WORK TO DO
All lines from the beginning of the listing through the line with "1.39, 0.804, 0.464];" are to be copied word for word; the pictures are not.
----------------
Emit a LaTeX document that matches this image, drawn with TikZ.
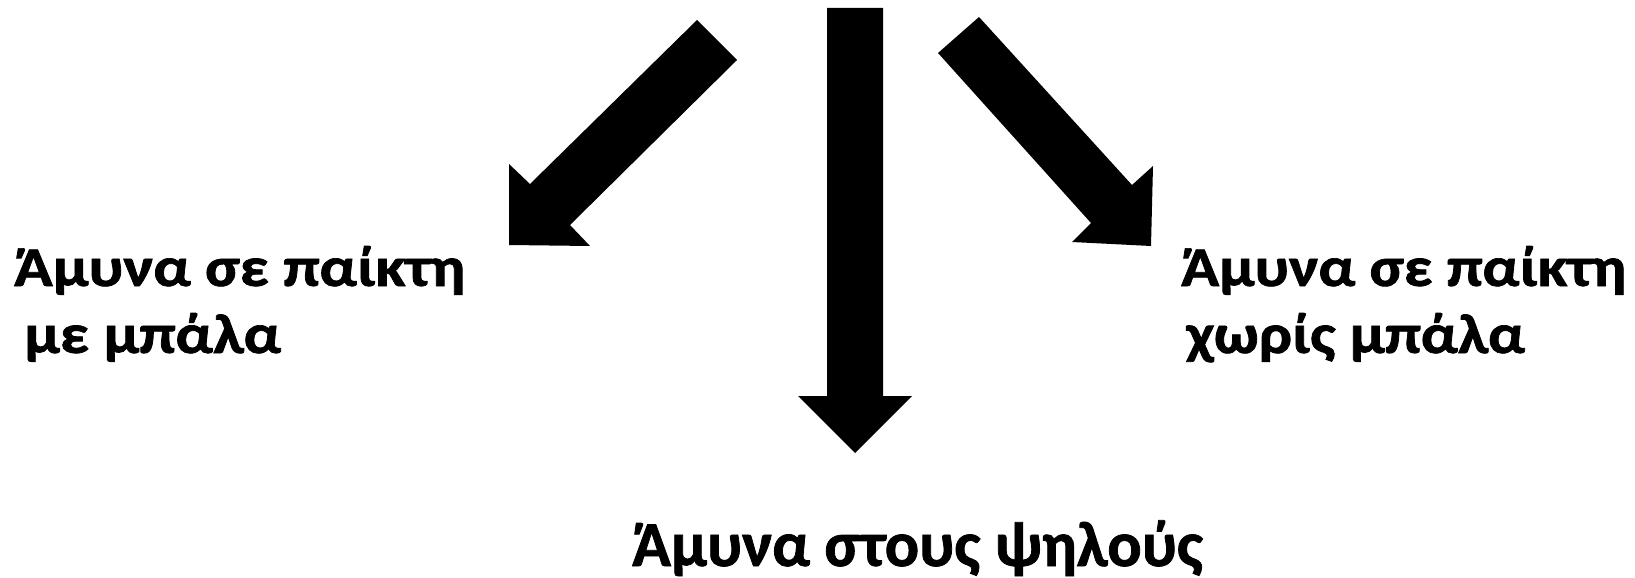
\documentclass[tikz,border=0pt]{standalone}
\usepackage{graphicx}
\usepackage{fontspec}
\setmainfont{Carlito}[BoldFeatures={FakeBold=1.2}]
\begin{document}
\begin{tikzpicture}[x=1pt,y=-1pt,
  lbl/.style={inner sep=0pt,anchor=base west,font=\fontsize{56}{68}\selectfont\bfseries},
  lblbig/.style={inner sep=0pt,anchor=base west,font=\fontsize{64}{78}\selectfont\bfseries},
  blk/.style={fill=black}]
\useasboundingbox (0,0) rectangle (1635,578);
% left arrow
\fill[blk] (697,20) -- (737,60) -- (570,225) -- (590,246) -- (509,245) -- (509,164) -- (530,184) -- cycle;
% centre arrow
\fill[blk] (827,8) -- (883,8) -- (883,396) -- (912,396) -- (855,453) -- (798,396) -- (827,396) -- cycle;
% right arrow
\fill[blk] (979,17) -- (1132,185) -- (1153,166) -- (1151,246) -- (1072,242) -- (1091,223) -- (938,53) -- cycle;
% labels
\node[lbl] (l1) at (14,286) {\scalebox{1.135}[1]{Άμυνα σε παίκτη}};
\node[lbl] (l2) at (24,353) {\scalebox{1.135}[1]{με μπάλα}};
\node[lbl] (r1) at (1181,286) {\scalebox{1.12}[1]{Άμυνα σε παίκτη}};
\node[lbl] (r2) at (1186,353) {\scalebox{1.12}[1]{χωρίς μπάλα}};
\node[lblbig] (b1) at (632,566) {Άμυνα στους ψηλούς};
\end{tikzpicture}
\end{document}
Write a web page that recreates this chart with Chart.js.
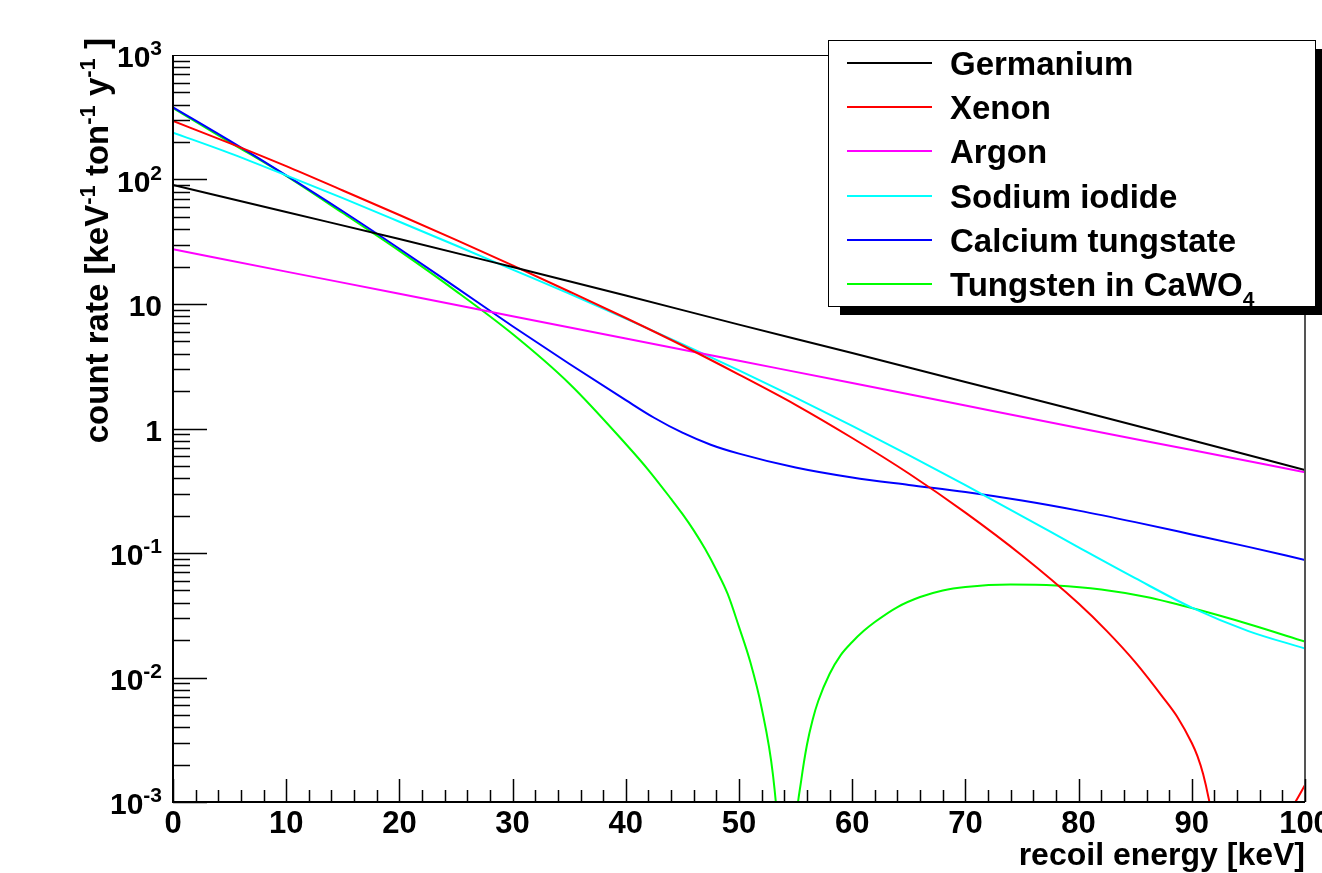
<!DOCTYPE html>
<html>
<head>
<meta charset="utf-8">
<script src="https://cdn.jsdelivr.net/npm/chart.js@4.4.1/dist/chart.umd.min.js"></script>
<style>
  html, body { margin: 0; padding: 0; background: #ffffff; }
  canvas { display: block; }
</style>
</head>
<body>
<canvas id="rate-chart" width="1322" height="873"></canvas>
<script>
'use strict';

// series, in legend order
var seriesNames = ['Germanium', 'Xenon', 'Argon', 'Sodium iodide', 'Calcium tungstate', 'Tungsten in CaWO4'];
var seriesColors = ['#000000', '#ff0000', '#ff00ff', '#00ffff', '#0000ff', '#00ff00'];

// recoil energy [keV] and count rate [keV^-1 ton^-1 y^-1]
var geEnergy = [0, 10, 20, 30, 40, 50, 60, 70, 80, 90, 100];
var geRate = [90.4, 54.8, 33.3, 19.8, 11.7, 6.83, 4.04, 2.36, 1.39, 0.804, 0.464];

var xeEnergy = [0, 5, 10, 15, 20, 25, 30, 35, 40, 45, 50, 55, 60, 65, 70, 75, 80, 82.5, 85, 87.5, 88.75, 90, 90.5, 91, 91.5, 92, 93, 94, 94.5, 95, 96, 97, 98, 99, 100];
var xeRate = [295, 196, 128, 81.6, 51.9, 32.7, 20.4, 12.6, 7.72, 4.64, 2.71, 1.55, 0.839, 0.435, 0.211, 0.0955, 0.0393, 0.0236, 0.0133, 0.00684, 0.00478, 0.00298, 0.00234, 0.00168, 0.00106, 0.000585, 0.00022, 0.000025, 0.0000001, 0.00002, 0.00017, 0.00044, 0.0007, 0.00095, 0.00137];

var arEnergy = [0, 10, 20, 30, 40, 50, 60, 70, 80, 90, 100];
var arRate = [27.5, 18.2, 12.1, 7.98, 5.28, 3.50, 2.32, 1.53, 1.01, 0.672, 0.445];

var naiEnergy = [0, 5, 10, 15, 20, 25, 30, 35, 40, 45, 50, 55, 60, 65, 70, 75, 80, 85, 90, 95, 100];
var naiRate = [238, 163, 108, 70.8, 45.8, 29.5, 18.9, 12.1, 7.63, 4.76, 2.93, 1.77, 1.05, 0.611, 0.351, 0.198, 0.111, 0.0628, 0.0364, 0.0236, 0.0171];

var cawoEnergy = [0, 5, 10, 15, 20, 25, 30, 35, 40, 42.5, 45, 47.5, 50, 55, 60, 65, 70, 75, 80, 85, 90, 95, 100];
var cawoRate = [380, 205, 108, 55.6, 27.8, 13.6, 6.63, 3.31, 1.69, 1.22, 0.925, 0.741, 0.628, 0.486, 0.404, 0.352, 0.309, 0.264, 0.219, 0.177, 0.141, 0.112, 0.0879];

var wEnergy = [0, 5, 10, 15, 20, 25, 30, 35, 40, 42, 44, 45, 46, 47, 48, 49, 50, 51, 52, 53, 53.5, 54, 54.5, 55, 55.5, 56, 56.5, 57, 58, 59, 60, 61, 62, 64, 66, 68, 70, 74, 78, 82, 86, 90, 95, 100];
var wRate = [375, 200, 107, 53.8, 26.7, 12.7, 5.74, 2.30, 0.751, 0.464, 0.272, 0.206, 0.152, 0.108, 0.0730, 0.0469, 0.0255, 0.0133, 0.00569, 0.00165, 0.0005, 0.00004, 0.00009, 0.00064, 0.0015, 0.00287, 0.00456, 0.00647, 0.01067, 0.0152, 0.0193, 0.0236, 0.0279, 0.0368, 0.0443, 0.0500, 0.0533, 0.0558, 0.0548, 0.0509, 0.0443, 0.0361, 0.0269, 0.0194];

// axes
var xTickValues = [0, 10, 20, 30, 40, 50, 60, 70, 80, 90, 100];
var xTickLabels = ['0', '10', '20', '30', '40', '50', '60', '70', '80', '90', '100'];
var yTickValues = [0.001, 0.01, 0.1, 1, 10, 100, 1000];
var yTickLabels = [['10', '-3'], ['10', '-2'], ['10', '-1'], ['1', ''], ['10', ''], ['10', '2'], ['10', '3']];
var xTitle = 'recoil energy [keV]';
var yTitle = [['count rate [keV', false], ['-1', true], [' ton', false], ['-1', true], [' y', false], ['-1', true], [' ]', false]];

var FONT = '"Liberation Sans", Arial, Helvetica, sans-serif';

function toPoints(energy, rate) {
  var pts = [];
  for (var i = 0; i < energy.length; i++) {
    pts.push({x: energy[i], y: rate[i]});
  }
  return pts;
}

function drawParts(ctx, parts, x, y, align) {
  var total = 0;
  parts.forEach(function(p) {
    ctx.font = p.font;
    total += ctx.measureText(p.text).width;
  });
  var cx = x;
  if (align === 'right') cx = x - total;
  if (align === 'center') cx = x - total / 2;
  ctx.textAlign = 'left';
  ctx.textBaseline = 'alphabetic';
  parts.forEach(function(p) {
    ctx.font = p.font;
    ctx.fillText(p.text, cx, y + (p.dy || 0));
    cx += ctx.measureText(p.text).width;
  });
}

var rootFrame = {
  id: 'rootFrame',
  afterDatasetsDraw: function(chart) {
    var ctx = chart.ctx;
    var area = chart.chartArea;
    var xs = chart.scales.x;
    var ys = chart.scales.y;
    ctx.save();

    // frame
    ctx.strokeStyle = '#000000';
    ctx.lineWidth = 1;
    ctx.beginPath();
    ctx.moveTo(area.left, area.top + 0.5);
    ctx.lineTo(area.right, area.top + 0.5);
    ctx.stroke();
    ctx.strokeStyle = '#555555';
    ctx.lineWidth = 2;
    ctx.beginPath();
    ctx.moveTo(area.right, area.top);
    ctx.lineTo(area.right, area.bottom);
    ctx.stroke();
    ctx.strokeStyle = '#000000';
    ctx.lineWidth = 2;
    ctx.beginPath();
    ctx.moveTo(area.left, area.top);
    ctx.lineTo(area.left, area.bottom);
    ctx.lineTo(area.right, area.bottom);
    ctx.stroke();

    // x ticks, pointing into the frame
    ctx.lineWidth = 1.5;
    ctx.beginPath();
    for (var v = 0; v <= 100; v += 2) {
      var px = Math.round(xs.getPixelForValue(v)) + 0.5;
      var len = (v % 10 === 0) ? 23 : 12;
      ctx.moveTo(px, area.bottom);
      ctx.lineTo(px, area.bottom - len);
    }
    ctx.stroke();

    // y ticks, log decades with minor marks
    ctx.beginPath();
    for (var e = -3; e <= 2; e++) {
      for (var k = 1; k <= 9; k++) {
        var py = Math.round(ys.getPixelForValue(k * Math.pow(10, e))) + 0.5;
        var ylen = (k === 1) ? 34 : 17;
        ctx.moveTo(area.left, py);
        ctx.lineTo(area.left + ylen, py);
      }
    }
    ctx.stroke();

    ctx.fillStyle = '#000000';

    // x tick labels
    ctx.font = 'bold 31px ' + FONT;
    ctx.textAlign = 'center';
    ctx.textBaseline = 'alphabetic';
    xTickValues.forEach(function(val, i) {
      ctx.fillText(xTickLabels[i], xs.getPixelForValue(val), area.bottom + 31);
    });

    // y tick labels with exponents
    yTickValues.forEach(function(val, i) {
      var py = ys.getPixelForValue(val);
      var lab = yTickLabels[i];
      var parts = [{text: lab[0], font: 'bold 30px ' + FONT}];
      if (lab[1]) parts.push({text: lab[1], font: 'bold 21px ' + FONT, dy: -12});
      drawParts(ctx, parts, area.left - 11, py + 12, 'right');
    });

    // axis titles
    drawParts(ctx, [{text: xTitle, font: 'bold 32px ' + FONT}], area.right, area.bottom + 63, 'right');

    ctx.save();
    ctx.translate(108, 38);
    ctx.rotate(-Math.PI / 2);
    var tParts = yTitle.map(function(p) {
      return p[1] ? {text: p[0], font: 'bold 22px ' + FONT, dy: -13} : {text: p[0], font: 'bold 33px ' + FONT};
    });
    drawParts(ctx, tParts, 0, 0, 'right');
    ctx.restore();

    // legend box with shadow
    var bx = 828, by = 40, bw = 487, bh = 266;
    ctx.fillStyle = '#000000';
    ctx.fillRect(bx + 12, by + 9, bw, bh);
    ctx.fillStyle = '#ffffff';
    ctx.fillRect(bx, by, bw, bh);
    ctx.strokeStyle = '#000000';
    ctx.lineWidth = 1;
    ctx.strokeRect(bx + 0.5, by + 0.5, bw, bh);

    var rowY = [63, 107, 151, 196, 240, 284];
    chart.data.datasets.forEach(function(ds, i) {
      var ly = rowY[i];
      ctx.strokeStyle = ds.borderColor;
      ctx.lineWidth = 2;
      ctx.beginPath();
      ctx.moveTo(847, ly);
      ctx.lineTo(932, ly);
      ctx.stroke();
      ctx.fillStyle = '#000000';
      var m = ds.label.match(/^(.*O)(4)$/);
      var parts;
      if (m) {
        parts = [{text: m[1], font: 'bold 33px ' + FONT}, {text: m[2], font: 'bold 21px ' + FONT, dy: 10}];
      } else {
        parts = [{text: ds.label, font: 'bold 33px ' + FONT}];
      }
      drawParts(ctx, parts, 950, rowY[i] + 12, 'left');
    });

    ctx.restore();
  }
};

var energies = [geEnergy, xeEnergy, arEnergy, naiEnergy, cawoEnergy, wEnergy];
var rates = [geRate, xeRate, arRate, naiRate, cawoRate, wRate];

var datasets = seriesNames.map(function(name, i) {
  return {
    label: name,
    data: toPoints(energies[i], rates[i]),
    borderColor: seriesColors[i],
    backgroundColor: seriesColors[i],
    borderWidth: 2,
    pointRadius: 0,
    fill: false,
    cubicInterpolationMode: 'monotone'
  };
});

new Chart(document.getElementById('rate-chart'), {
  type: 'line',
  data: {datasets: datasets},
  options: {
    responsive: false,
    animation: false,
    devicePixelRatio: 1,
    layout: {padding: {left: 173, right: 17, top: 55, bottom: 71}},
    plugins: {
      legend: {display: false},
      tooltip: {enabled: false}
    },
    scales: {
      x: {type: 'linear', min: 0, max: 100, display: false},
      y: {type: 'logarithmic', min: 0.001, max: 1000, display: false}
    }
  },
  plugins: [rootFrame]
});
</script>
</body>
</html>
----------------
THE ANSWER
Emit a LaTeX document that matches this image, drawn with TikZ.
\documentclass[tikz,border=0pt]{standalone}
\usepackage{graphicx}
\usepackage{fontspec}
\setmainfont{Carlito}[BoldFeatures={FakeBold=1.2}]
\begin{document}
\begin{tikzpicture}[x=1pt,y=-1pt,
  lbl/.style={inner sep=0pt,anchor=base west,font=\fontsize{56}{68}\selectfont\bfseries},
  lblbig/.style={inner sep=0pt,anchor=base west,font=\fontsize{64}{78}\selectfont\bfseries},
  blk/.style={fill=black}]
\useasboundingbox (0,0) rectangle (1635,578);
% left arrow
\fill[blk] (697,20) -- (737,60) -- (570,225) -- (590,246) -- (509,245) -- (509,164) -- (530,184) -- cycle;
% centre arrow
\fill[blk] (827,8) -- (883,8) -- (883,396) -- (912,396) -- (855,453) -- (798,396) -- (827,396) -- cycle;
% right arrow
\fill[blk] (979,17) -- (1132,185) -- (1153,166) -- (1151,246) -- (1072,242) -- (1091,223) -- (938,53) -- cycle;
% labels
\node[lbl] (l1) at (14,286) {\scalebox{1.135}[1]{Άμυνα σε παίκτη}};
\node[lbl] (l2) at (24,353) {\scalebox{1.135}[1]{με μπάλα}};
\node[lbl] (r1) at (1181,286) {\scalebox{1.12}[1]{Άμυνα σε παίκτη}};
\node[lbl] (r2) at (1186,353) {\scalebox{1.12}[1]{χωρίς μπάλα}};
\node[lblbig] (b1) at (632,566) {Άμυνα στους ψηλούς};
\end{tikzpicture}
\end{document}
Write a web page that recreates this chart with Chart.js.
<!DOCTYPE html>
<html>
<head>
<meta charset="utf-8">
<script src="https://cdn.jsdelivr.net/npm/chart.js@4.4.1/dist/chart.umd.min.js"></script>
<style>
  html, body { margin: 0; padding: 0; background: #ffffff; }
  canvas { display: block; }
</style>
</head>
<body>
<canvas id="rate-chart" width="1322" height="873"></canvas>
<script>
'use strict';

// series, in legend order
var seriesNames = ['Germanium', 'Xenon', 'Argon', 'Sodium iodide', 'Calcium tungstate', 'Tungsten in CaWO4'];
var seriesColors = ['#000000', '#ff0000', '#ff00ff', '#00ffff', '#0000ff', '#00ff00'];

// recoil energy [keV] and count rate [keV^-1 ton^-1 y^-1]
var geEnergy = [0, 10, 20, 30, 40, 50, 60, 70, 80, 90, 100];
var geRate = [90.4, 54.8, 33.3, 19.8, 11.7, 6.83, 4.04, 2.36, 1.39, 0.804, 0.464];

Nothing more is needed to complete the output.